◆ Exercise ◆
Repeat exactly the lines running from the first line of the data to the line containing "(15,145) -- (402,145);", both ends included, and nothing else; drop the pictures.
## start
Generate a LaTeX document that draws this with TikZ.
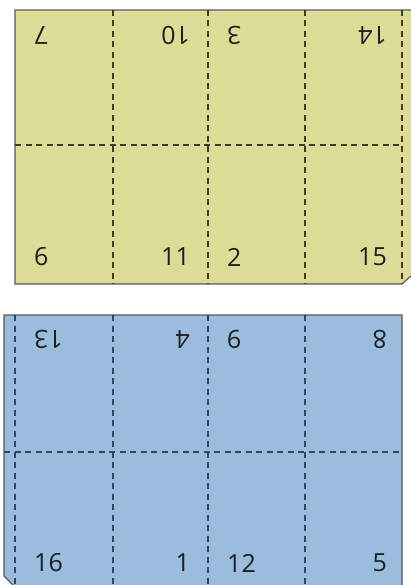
\documentclass[tikz,border=0pt]{standalone}
\usepackage{fontspec}
\setmainfont{Open Sans}
\usepackage{tikz}
\definecolor{sheetyellow}{RGB}{221,220,150}
\definecolor{sheetblue}{RGB}{154,189,222}
\definecolor{sheetedge}{RGB}{88,88,88}
\definecolor{foldyellow}{RGB}{60,60,40}
\definecolor{foldblue}{RGB}{45,72,100}
\definecolor{numtext}{RGB}{30,30,30}

\begin{document}
\begin{tikzpicture}[x=1pt, y=-1pt,
    sheet/.style={draw=sheetedge, line width=1.2pt, line join=miter},
    fold/.style={line width=1.3pt, dash pattern=on 6pt off 4.5pt},
    num/.style={inner sep=0pt, text=numtext, font=\fontsize{25}{28}\selectfont},
    flip/.style={num, rotate=180}]
    \useasboundingbox (0,0) rectangle (411,585);

    % Yellow sheet
    \fill[sheetyellow] (15,10) -- (411,10) -- (411,276) -- (402,284) -- (15,284) -- cycle;
    \draw[sheet] (411,10) -- (15,10) -- (15,284) -- (402,284) -- (411,276);
    \draw[fold, draw=foldyellow] (113,10) -- (113,284);
    \draw[fold, draw=foldyellow] (208,10) -- (208,284);
    \draw[fold, draw=foldyellow] (305,10) -- (305,284);
    \draw[fold, draw=foldyellow] (402,10) -- (402,284);
    \draw[fold, draw=foldyellow] (15,145) -- (402,145);

    \node[flip, anchor=east] (y7) at (34,35) {7};
    \node[flip, anchor=west] (y10) at (190,35) {10};
    \node[flip, anchor=east] (y3) at (227,35) {3};
    \node[flip, anchor=west] (y14) at (387,35) {14};
    \node[num, anchor=west] (y6) at (34,257) {6};
    \node[num, anchor=east] (y11) at (190,257) {11};
    \node[num, anchor=west] (y2) at (227,257) {2};
    \node[num, anchor=east] (y15) at (387,257) {15};

    % Blue sheet
    \fill[sheetblue] (4,315) -- (402,315) -- (402,585) -- (13,585) -- (4,576) -- cycle;
    \draw[sheet] (13,585) -- (4,576) -- (4,315) -- (402,315) -- (402,585);
    \draw[fold, draw=foldblue] (15,315) -- (15,585);
    \draw[fold, draw=foldblue] (113,315) -- (113,585);
    \draw[fold, draw=foldblue] (208,315) -- (208,585);
    \draw[fold, draw=foldblue] (305,315) -- (305,585);
    \draw[fold, draw=foldblue] (4,452) -- (402,452);

    \node[flip, anchor=east] (b13) at (34,339) {13};
    \node[flip, anchor=west] (b4) at (190,339) {4};
    \node[flip, anchor=east] (b9) at (227,339) {9};
    \node[flip, anchor=west] (b8) at (387,339) {8};
    \node[num, anchor=west] (b16) at (34,563) {16};
    \node[num, anchor=east] (b1) at (190,563) {1};
    \node[num, anchor=west] (b12) at (227,563) {12};
    \node[num, anchor=east] (b5) at (387,563) {5};

\end{tikzpicture}
\end{document}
## end
◆ Result of this exercise ◆
Generate a LaTeX document that draws this with TikZ.
\documentclass[tikz,border=0pt]{standalone}
\usepackage{fontspec}
\setmainfont{Open Sans}
\usepackage{tikz}
\definecolor{sheetyellow}{RGB}{221,220,150}
\definecolor{sheetblue}{RGB}{154,189,222}
\definecolor{sheetedge}{RGB}{88,88,88}
\definecolor{foldyellow}{RGB}{60,60,40}
\definecolor{foldblue}{RGB}{45,72,100}
\definecolor{numtext}{RGB}{30,30,30}

\begin{document}
\begin{tikzpicture}[x=1pt, y=-1pt,
    sheet/.style={draw=sheetedge, line width=1.2pt, line join=miter},
    fold/.style={line width=1.3pt, dash pattern=on 6pt off 4.5pt},
    num/.style={inner sep=0pt, text=numtext, font=\fontsize{25}{28}\selectfont},
    flip/.style={num, rotate=180}]
    \useasboundingbox (0,0) rectangle (411,585);

    % Yellow sheet
    \fill[sheetyellow] (15,10) -- (411,10) -- (411,276) -- (402,284) -- (15,284) -- cycle;
    \draw[sheet] (411,10) -- (15,10) -- (15,284) -- (402,284) -- (411,276);
    \draw[fold, draw=foldyellow] (113,10) -- (113,284);
    \draw[fold, draw=foldyellow] (208,10) -- (208,284);
    \draw[fold, draw=foldyellow] (305,10) -- (305,284);
    \draw[fold, draw=foldyellow] (402,10) -- (402,284);
    \draw[fold, draw=foldyellow] (15,145) -- (402,145);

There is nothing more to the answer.